How does this relate to our conscious experience, and stuff like Kahneman's System 1/System 2? It seems for most people the light of consciousness is illuminating only a tiny part of the computation, and most stuff is happening in the background. Also, S1 has much larger computing power. On the other hand it seems relatively easy to “spawn background processes” from the conscious part, and it seems possible to illuminate larger part of the background processing than is usually visible through specialized techniques and efforts (for example, some meditation techniques).
Another ingredient is the observation that a big part of what the conscious self is doing is interacting with other people, and rationalizing our behaviour. (Cf. press secretary theory, elephant in the brain.) It is also quite possible the relation between acting rationally and the ability to rationalize what we did is bidirectional, and significant part of motivation for some rational behaviour is that it is easy to rationalize it.
Also, it seems important to appreciate that the most important part of the human “environment” are other people, and what human minds are often doing is likely simulating other human minds (even simulating how other people would be simulating someone else!).
Problems with prevailing value learning approaches
While the above sketched picture is just a best guess, it seems to me at least compelling. At the same time, there are notable points of tension between it and at least some approaches to AI alignment.
No clear distinction between goals and beliefs
In this model, it is hardly possible to disentangle “beliefs” and “motivations” (or values). “Motivations” interface with the world only via a complex machinery of hierarchical generative models containing all other sorts of “beliefs”.
To appreciate the problems for the value learning program, consider a case of someone who’s predictive/generative model strongly predicts failure and suffering. Such person may take actions which actually lead to this outcome, minimizing the prediction error.

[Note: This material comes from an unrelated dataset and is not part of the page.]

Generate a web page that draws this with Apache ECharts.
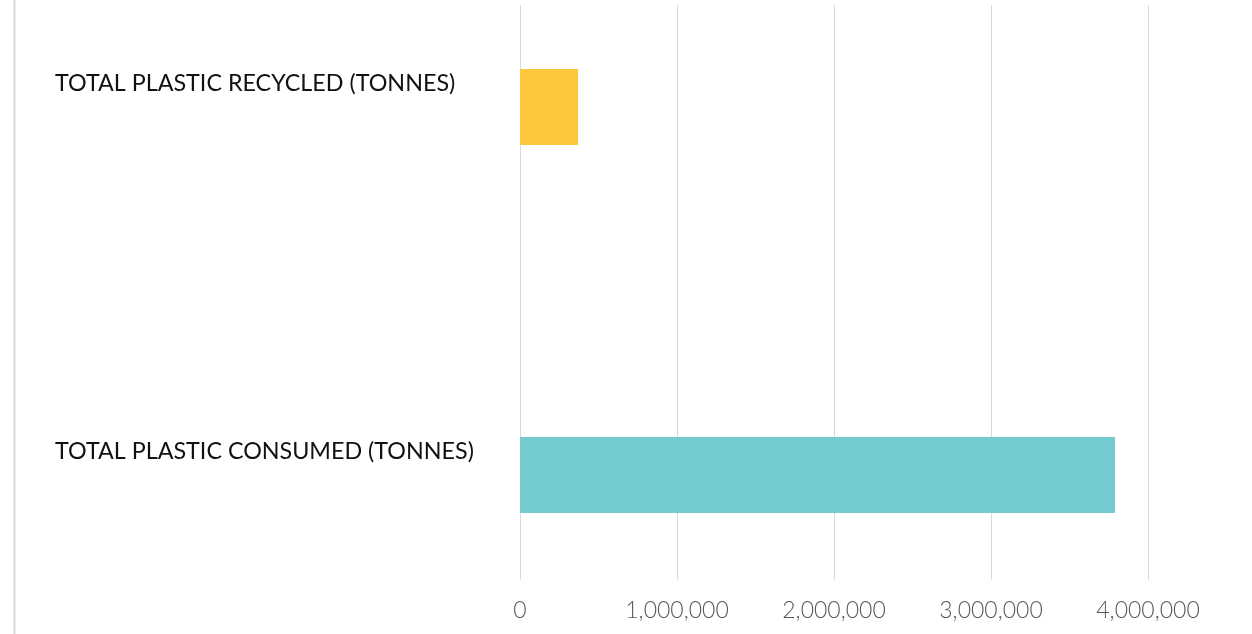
<!DOCTYPE html>
<html>
<head>
<meta charset="utf-8">
<script src="https://cdn.jsdelivr.net/npm/echarts@6/dist/echarts.min.js"></script>
<style>
html,body{margin:0;padding:0;background:#fff;}
#chart{width:1252px;height:634px;}
</style>
</head>
<body>
<div id="chart"></div>
<script>
const categories = ['TOTAL PLASTIC RECYCLED (TONNES)', 'TOTAL PLASTIC CONSUMED (TONNES)'];
const values = [370000, 3790000];
const barColors = ['#FDC73E', '#74CBCF'];
const xTicks = [0, 1000000, 2000000, 3000000, 4000000];

const chart = echarts.init(document.getElementById('chart'));
const fmt = v => v.toLocaleString('en-US');
chart.setOption({
  animation: false,
  backgroundColor: '#ffffff',
  graphic: [{
    type: 'line', shape: {x1: 14.5, y1: 0, x2: 14.5, y2: 634},
    style: {stroke: '#d9d9d9', lineWidth: 2}
  }],
  grid: [
    {left: 520, right: 104, top: 5, bottom: 54, outerBoundsMode: 'none'},
    {left: 520, right: 104, top: -77, bottom: -25, outerBoundsMode: 'none'}
  ],
  xAxis: [
    {
      gridIndex: 0, type: 'value', min: xTicks[0], max: xTicks[xTicks.length - 1], interval: 1000000,
      axisLine: {show: false}, axisTick: {show: false},
      splitLine: {show: true, lineStyle: {color: '#d9d9d9', width: 1}},
      axisLabel: {formatter: fmt, color: '#595959', fontSize: 23, fontFamily: 'Lato', fontWeight: 300, margin: 19}
    },
    {
      gridIndex: 1, type: 'value', min: xTicks[0], max: xTicks[xTicks.length - 1], show: false
    }
  ],
  yAxis: [
    {gridIndex: 0, type: 'category', data: categories, inverse: true, show: false},
    {
      gridIndex: 1, type: 'category', data: categories, inverse: true,
      axisLine: {show: false}, axisTick: {show: false},
      axisLabel: {align: 'left', verticalAlign: 'bottom', lineHeight: 48, margin: 465, color: '#111111', fontSize: 23.3, fontFamily: 'Lato'}
    }
  ],
  series: [{
    type: 'bar', xAxisIndex: 1, yAxisIndex: 1, barWidth: 76,
    data: values.map((v, i) => ({value: v, itemStyle: {color: barColors[i]}}))
  }]
});
</script>
</body>
</html>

Less extreme but also important problem is that extrapolating “values” outside of the area of validity of generative models is problematic and could be fundamentally ill-defined. (This is related to “ontological crisis”.)
No clear self-alignment
It seems plausible the common formalism of agents with utility functions is more adequate for describing the individual “subsystems” than the whole human minds. Decisions on the whole mind level are more like results of interactions between the sub-agents; results of multi-agent interaction are not in general an object which is naturally represented by utility function. For example, consider the sequence of game outcomes in repeated PD game. If you take the sequence of game outcomes (e.g. 1: defect-defect, 2:cooperate-defect, ... ) as a sequence of actions, the actions are not representing some well behaved preferences, and in general not maximizing some utility function.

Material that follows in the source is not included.